Saturday 18 June, 2011

Yes, But What Does It Mean for Us?

A few weeks ago I posed the question to you all:  Will the realignment of the top financial services institutions fundamentally alter the long-term demand for legal services?

Here's how you voted:

Poll

A couple of aspects of these seem worth commentary: 

  • There seems near unanimity that, regardless of what happens on Presidential election day in the US this November, we are in for a more regulated world.
  • And there is near equal consensus in the short run that it will require more lawyers to sort things out.
  • Likewise, the era of 20:1, 30:1, or 40:1 investment bank balance sheets (in terms of assets:equity ratios) seems at an end, perhaps for a long long time.
  • And securitization—at least in terms of standard "assembly line" deals—is over.

What can you read between the lines, as it were?

I read massive uncertainty and doubt.

Partly that's from the popularity of the rather cheeky "What do I care?  I'm a litigator!"  After all, when one is nervous, flippancy is a familiar mask to don.

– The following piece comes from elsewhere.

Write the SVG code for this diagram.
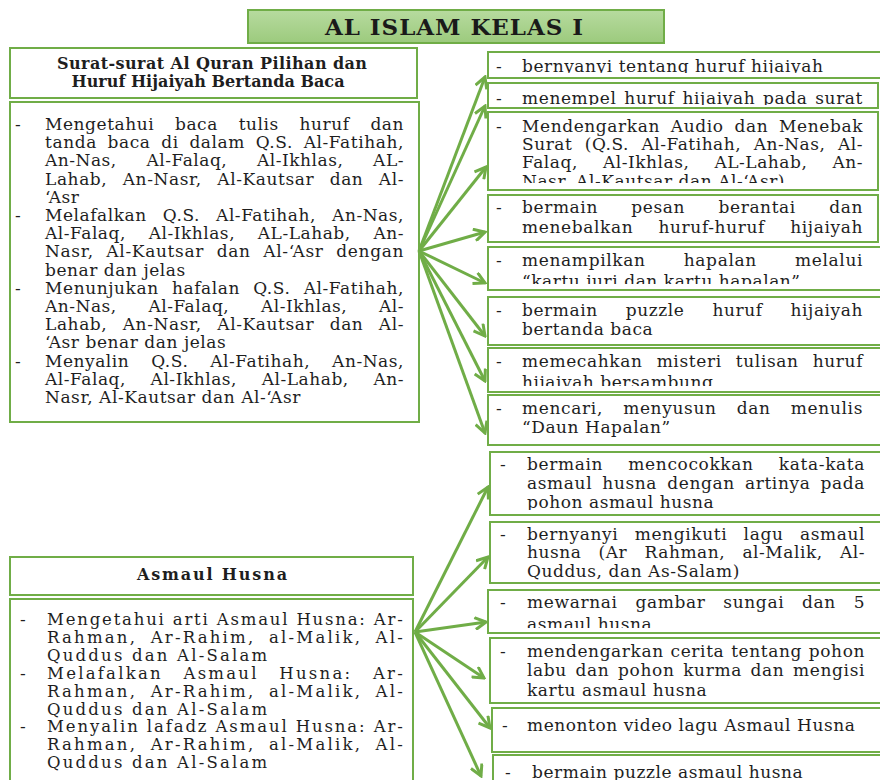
<svg xmlns="http://www.w3.org/2000/svg" width="880" height="780" viewBox="0 0 880 780">
<style>
.b{fill:#fff;stroke:#70ad47;stroke-width:2}
.t{font-family:"DejaVu Serif",serif;font-size:17px;letter-spacing:0.55px;fill:#1e1e1e}
.w{font-size:16.5px;letter-spacing:2.2px}
.h{font-family:"DejaVu Serif",serif;font-size:16px;font-weight:bold;fill:#1e1e1e;text-anchor:middle}
.ti{font-family:"DejaVu Serif",serif;font-size:23px;font-weight:bold;fill:#1a1a1a;text-anchor:middle}
.c{stroke:#70ad47;stroke-width:3;fill:none;marker-end:url(#ah)}
</style>
<defs>
<linearGradient id="tg" x1="0" y1="0" x2="0" y2="1">
<stop offset="0" stop-color="#b7db9f"/><stop offset="1" stop-color="#9cca7d"/>
</linearGradient>
<marker id="ah" markerUnits="userSpaceOnUse" viewBox="0 0 14 14" markerWidth="14" markerHeight="14" refX="12" refY="7" orient="auto">
<path d="M1,1 L12,7 L1,13" fill="none" stroke="#70ad47" stroke-width="3"/>
</marker>
<clipPath id="cA"><rect x="489" y="53" width="391" height="20"/></clipPath>
<clipPath id="cB"><rect x="489" y="84" width="388" height="21"/></clipPath>
<clipPath id="cC"><rect x="489" y="113" width="388" height="70"/></clipPath>
<clipPath id="cD"><rect x="489" y="196" width="388" height="45"/></clipPath>
<clipPath id="cE"><rect x="489" y="248" width="391" height="36"/></clipPath>
<clipPath id="cF"><rect x="489" y="298" width="391" height="46"/></clipPath>
<clipPath id="cG"><rect x="489" y="349" width="391" height="37"/></clipPath>
<clipPath id="cH"><rect x="489" y="396" width="391" height="48"/></clipPath>
<clipPath id="cI"><rect x="491" y="453" width="389" height="57"/></clipPath>
<clipPath id="cJ"><rect x="491" y="523" width="389" height="59"/></clipPath>
<clipPath id="cK"><rect x="489" y="591" width="391" height="37"/></clipPath>
<clipPath id="cL"><rect x="491" y="639" width="389" height="63"/></clipPath>
<clipPath id="cM"><rect x="493" y="709" width="387" height="42"/></clipPath>
<clipPath id="cN"><rect x="494" y="756" width="386" height="30"/></clipPath>
</defs>
<rect width="880" height="780" fill="#fff"/>

<g id="title">
<rect x="248" y="10" width="416" height="33" fill="url(#tg)" stroke="#70ad47" stroke-width="2"/>
<text class="ti" x="454" y="35" textLength="258" lengthAdjust="spacing">AL ISLAM KELAS I</text>
</g>

<g id="quran-header">
<rect class="b" x="10" y="48" width="407" height="50"/>
<text class="h" x="212" y="69" textLength="310" lengthAdjust="spacing">Surat-surat Al Quran Pilihan dan</text>
<text class="h" x="208" y="87" textLength="273" lengthAdjust="spacing">Huruf Hijaiyah Bertanda Baca</text>
</g>

<g id="quran-body">
<rect class="b" x="10" y="102" width="409" height="320"/>
<text class="t" x="15" y="130">-</text>
<text class="t" x="45" y="130" style="word-spacing:14.8px" textLength="359" lengthAdjust="spacing">Mengetahui baca tulis huruf dan</text>
<text class="t" x="45" y="148.2" style="word-spacing:4.7px" textLength="359" lengthAdjust="spacing">tanda baca di dalam Q.S. Al-Fatihah,</text>
<text class="t" x="45" y="166.4" style="word-spacing:23.9px" textLength="359" lengthAdjust="spacing">An-Nas, Al-Falaq, Al-Ikhlas, AL-</text>
<text class="t" x="45" y="184.6" style="word-spacing:9.4px" textLength="359" lengthAdjust="spacing">Lahab, An-Nasr, Al-Kautsar dan Al-</text>
<text class="t" x="45" y="202.8">‘Asr</text>
<text class="t" x="15" y="221">-</text>
<text class="t" x="45" y="221" style="word-spacing:10.2px" textLength="359" lengthAdjust="spacing">Melafalkan Q.S. Al-Fatihah, An-Nas,</text>
<text class="t" x="45" y="239.2" style="word-spacing:16.8px" textLength="359" lengthAdjust="spacing">Al-Falaq, Al-Ikhlas, AL-Lahab, An-</text>
<text class="t" x="45" y="257.4" style="word-spacing:6.5px" textLength="359" lengthAdjust="spacing">Nasr, Al-Kautsar dan Al-‘Asr dengan</text>
<text class="t" x="45" y="275.6">benar dan jelas</text>
<text class="t" x="15" y="293.8">-</text>
<text class="t" x="45" y="293.8" style="word-spacing:7.2px" textLength="359" lengthAdjust="spacing">Menunjukan hafalan Q.S. Al-Fatihah,</text>
<text class="t" x="45" y="312" style="word-spacing:25.8px" textLength="359" lengthAdjust="spacing">An-Nas, Al-Falaq, Al-Ikhlas, Al-</text>
<text class="t" x="45" y="330.2" style="word-spacing:9.4px" textLength="359" lengthAdjust="spacing">Lahab, An-Nasr, Al-Kautsar dan Al-</text>
<text class="t" x="45" y="348.4">‘Asr benar dan jelas</text>
<text class="t" x="15" y="366.6">-</text>
<text class="t" x="45" y="366.6" style="word-spacing:16px" textLength="359" lengthAdjust="spacing">Menyalin Q.S. Al-Fatihah, An-Nas,</text>
<text class="t" x="45" y="384.8" style="word-spacing:18.7px" textLength="359" lengthAdjust="spacing">Al-Falaq, Al-Ikhlas, Al-Lahab, An-</text>
<text class="t" x="45" y="403">Nasr, Al-Kautsar dan Al-‘Asr</text>
</g>

<g id="asmaul-header">
<rect class="b" x="10" y="557" width="403" height="38"/>
<text class="h" x="212" y="580" textLength="150" lengthAdjust="spacing">Asmaul Husna</text>
</g>

<g id="asmaul-body">
<rect class="b" x="10" y="599" width="403" height="200"/>
<text class="t" x="20" y="625">-</text>
<text class="t w" x="47" y="625" textLength="358" lengthAdjust="spacing">Mengetahui arti Asmaul Husna: Ar-</text>
<text class="t w" x="47" y="642.9" style="word-spacing:6px" textLength="358" lengthAdjust="spacing">Rahman, Ar-Rahim, al-Malik, Al-</text>
<text class="t w" x="47" y="660.8">Quddus dan Al-Salam</text>
<text class="t" x="20" y="678.7">-</text>
<text class="t w" x="47" y="678.7" style="word-spacing:13.2px" textLength="358" lengthAdjust="spacing">Melafalkan Asmaul Husna: Ar-</text>
<text class="t w" x="47" y="696.6" style="word-spacing:6px" textLength="358" lengthAdjust="spacing">Rahman, Ar-Rahim, al-Malik, Al-</text>
<text class="t w" x="47" y="714.5">Quddus dan Al-Salam</text>
<text class="t" x="20" y="732.4">-</text>
<text class="t w" x="47" y="732.4" textLength="358" lengthAdjust="spacing">Menyalin lafadz Asmaul Husna: Ar-</text>
<text class="t w" x="47" y="750.3" style="word-spacing:6px" textLength="358" lengthAdjust="spacing">Rahman, Ar-Rahim, al-Malik, Al-</text>
<text class="t w" x="47" y="768.2">Quddus dan Al-Salam</text>
</g>

<g id="act-a">
<rect class="b" x="488" y="52" width="400" height="26"/>
<g clip-path="url(#cA)">
<text class="t" x="496" y="72">-</text>
<text class="t" x="522" y="72">bernyanyi tentang huruf hijaiyah</text>
</g>
</g>

<g id="act-b">
<rect class="b" x="488" y="83" width="390" height="25"/>
<g clip-path="url(#cB)">
<text class="t" x="496" y="104">-</text>
<text class="t" x="522" y="104" style="word-spacing:1.8px" textLength="341" lengthAdjust="spacing">menempel huruf hijaiyah pada surat</text>
</g>
</g>

<g id="act-c">
<rect class="b" x="488" y="112" width="390" height="78"/>
<g clip-path="url(#cC)">
<text class="t" x="496" y="132">-</text>
<text class="t" x="522" y="132" style="word-spacing:4.9px" textLength="341" lengthAdjust="spacing">Mendengarkan Audio dan Menebak</text>
<text class="t" x="522" y="150" style="word-spacing:6.6px" textLength="341" lengthAdjust="spacing">Surat (Q.S. Al-Fatihah, An-Nas, Al-</text>
<text class="t" x="522" y="168" style="word-spacing:19.1px" textLength="341" lengthAdjust="spacing">Falaq, Al-Ikhlas, AL-Lahab, An-</text>
<text class="t" x="522" y="187">Nasr, Al-Kautsar dan Al-‘Asr)</text>
</g>
</g>

<g id="act-d">
<rect class="b" x="488" y="195" width="390" height="47"/>
<g clip-path="url(#cD)">
<text class="t" x="496" y="213">-</text>
<text class="t" x="522" y="213" style="word-spacing:27.4px" textLength="341" lengthAdjust="spacing">bermain pesan berantai dan</text>
<text class="t" x="522" y="233" style="word-spacing:19.1px" textLength="341" lengthAdjust="spacing">menebalkan huruf-huruf hijaiyah</text>
</g>
</g>

<g id="act-e">
<rect class="b" x="488" y="247" width="400" height="43"/>
<g clip-path="url(#cE)">
<text class="t" x="496" y="266">-</text>
<text class="t" x="522" y="266" style="word-spacing:32px" textLength="341" lengthAdjust="spacing">menampilkan hapalan melalui</text>
<text class="t" x="522" y="287">“kartu juri dan kartu hapalan”</text>
</g>
</g>

<g id="act-f">
<rect class="b" x="488" y="297" width="400" height="48"/>
<g clip-path="url(#cF)">
<text class="t" x="496" y="315.5">-</text>
<text class="t" x="522" y="315.5" style="word-spacing:22px" textLength="341" lengthAdjust="spacing">bermain puzzle huruf hijaiyah</text>
<text class="t" x="522" y="335">bertanda baca</text>
</g>
</g>

<g id="act-g">
<rect class="b" x="488" y="348" width="400" height="44"/>
<g clip-path="url(#cG)">
<text class="t" x="496" y="367">-</text>
<text class="t" x="522" y="367" style="word-spacing:8.1px" textLength="341" lengthAdjust="spacing">memecahkan misteri tulisan huruf</text>
<text class="t" x="522" y="388">hijaiyah bersambung</text>
</g>
</g>

<g id="act-h">
<rect class="b" x="488" y="395" width="400" height="50"/>
<g clip-path="url(#cH)">
<text class="t" x="496" y="413.5">-</text>
<text class="t" x="522" y="413.5" style="word-spacing:14.1px" textLength="341" lengthAdjust="spacing">mencari, menyusun dan menulis</text>
<text class="t" x="522" y="433">“Daun Hapalan”</text>
</g>
</g>

<g id="act-i">
<rect class="b" x="490" y="452" width="400" height="63"/>
<g clip-path="url(#cI)">
<text class="t" x="500" y="470">-</text>
<text class="t" x="527" y="470" style="word-spacing:19.2px" textLength="338" lengthAdjust="spacing">bermain mencocokkan kata-kata</text>
<text class="t" x="527" y="489" style="word-spacing:4.1px" textLength="338" lengthAdjust="spacing">asmaul husna dengan artinya pada</text>
<text class="t" x="527" y="508">pohon asmaul husna</text>
</g>
</g>

<g id="act-j">
<rect class="b" x="490" y="522" width="400" height="61"/>
<g clip-path="url(#cJ)">
<text class="t" x="500" y="540">-</text>
<text class="t" x="527" y="540" style="word-spacing:10.4px" textLength="338" lengthAdjust="spacing">bernyanyi mengikuti lagu asmaul</text>
<text class="t" x="527" y="558" style="word-spacing:11.3px" textLength="338" lengthAdjust="spacing">husna (Ar Rahman, al-Malik, Al-</text>
<text class="t" x="527" y="577">Quddus, dan As-Salam)</text>
</g>
</g>

<g id="act-k">
<rect class="b" x="488" y="590" width="400" height="43"/>
<g clip-path="url(#cK)">
<text class="t" x="500" y="608">-</text>
<text class="t" x="527" y="608" style="word-spacing:11.7px" textLength="338" lengthAdjust="spacing">mewarnai gambar sungai dan 5</text>
<text class="t" x="527" y="630">asmaul husna</text>
</g>
</g>

<g id="act-l">
<rect class="b" x="490" y="638" width="400" height="65"/>
<g clip-path="url(#cL)">
<text class="t" x="500" y="657">-</text>
<text class="t" x="527" y="657" style="word-spacing:0.8px" textLength="338" lengthAdjust="spacing">mendengarkan cerita tentang pohon</text>
<text class="t" x="527" y="676" style="word-spacing:2.7px" textLength="338" lengthAdjust="spacing">labu dan pohon kurma dan mengisi</text>
<text class="t" x="527" y="695.5">kartu asmaul husna</text>
</g>
</g>

<g id="act-m">
<rect class="b" x="492" y="708" width="400" height="44"/>
<g clip-path="url(#cM)">
<text class="t" x="502" y="731">-</text>
<text class="t" x="527" y="731">menonton video lagu Asmaul Husna</text>
</g>
</g>

<g id="act-n">
<rect class="b" x="493" y="755" width="400" height="40"/>
<g clip-path="url(#cN)">
<text class="t" x="505" y="778">-</text>
<text class="t" x="532" y="778">bermain puzzle asmaul husna</text>
</g>
</g>

<g id="connectors">
<line class="c" x1="419" y1="251" x2="485" y2="77"/>
<line class="c" x1="419" y1="251" x2="485" y2="106"/>
<line class="c" x1="419" y1="251" x2="486" y2="167"/>
<line class="c" x1="419" y1="251" x2="485" y2="232"/>
<line class="c" x1="419" y1="251" x2="485" y2="283"/>
<line class="c" x1="419" y1="251" x2="485" y2="336"/>
<line class="c" x1="419" y1="251" x2="485" y2="381"/>
<line class="c" x1="419" y1="251" x2="485" y2="433"/>
<line class="c" x1="415" y1="632" x2="488" y2="487"/>
<line class="c" x1="415" y1="632" x2="488" y2="557"/>
<line class="c" x1="415" y1="632" x2="486" y2="622"/>
<line class="c" x1="415" y1="632" x2="484" y2="678"/>
<line class="c" x1="415" y1="632" x2="490" y2="728"/>
<line class="c" x1="415" y1="632" x2="481" y2="776"/>
</g>
</svg>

But also I infer it from the lowest-single ranking selection, seeing no fundamental change in demand "because the 'primary' demand" comes from the underlying corporate economy, not Wall Street.  That this option was uniquely unpopular—only 12 votes out of 272, or a mere 4.4%.  In other words, it sure sounds as though the financial services industry is the lifeblood of much of what we've been doing recently.

Which brings to the fore the only question that really matters in terms of getting our financial system back on its feet:  When will "credit" return?  The English word "credit" traces its etymology to the Latin credere, meaning "to believe," and has cognate forms in, among other things, creed, crediblity, credence, and credulity.  Note that neither "assets" nor "liabilities" is a cognate for credit.  Credit is all about belief.

Until fundamental belief in the "credit-worthiness" (for which one could almost substitute "worthiness" without loss of meaning) of financial institutions returns, we will not be able to count ourselves out of the woods. 

At this point the only question is how much more massive the federal government's intervention will have to be.  That, at least, is the question for Presidential candidates, policy-makers, bankers, Wall Street and Main Street, not to mention any corporation that goes to the commercial paper marketplace and any family that's in the market for a mortgage, a car or student loan, or a new credit card.

For you, the question is when your firm can emerge from this, and how best to position it to do so:

  • In strategically important and solid relationships with your clients
  • With practice groups best aligned to how you see the new emerging landscape
  • With expenses under tight control and the opportunity to prune deadwood fully exploited
  • And to do all the above with alacrity.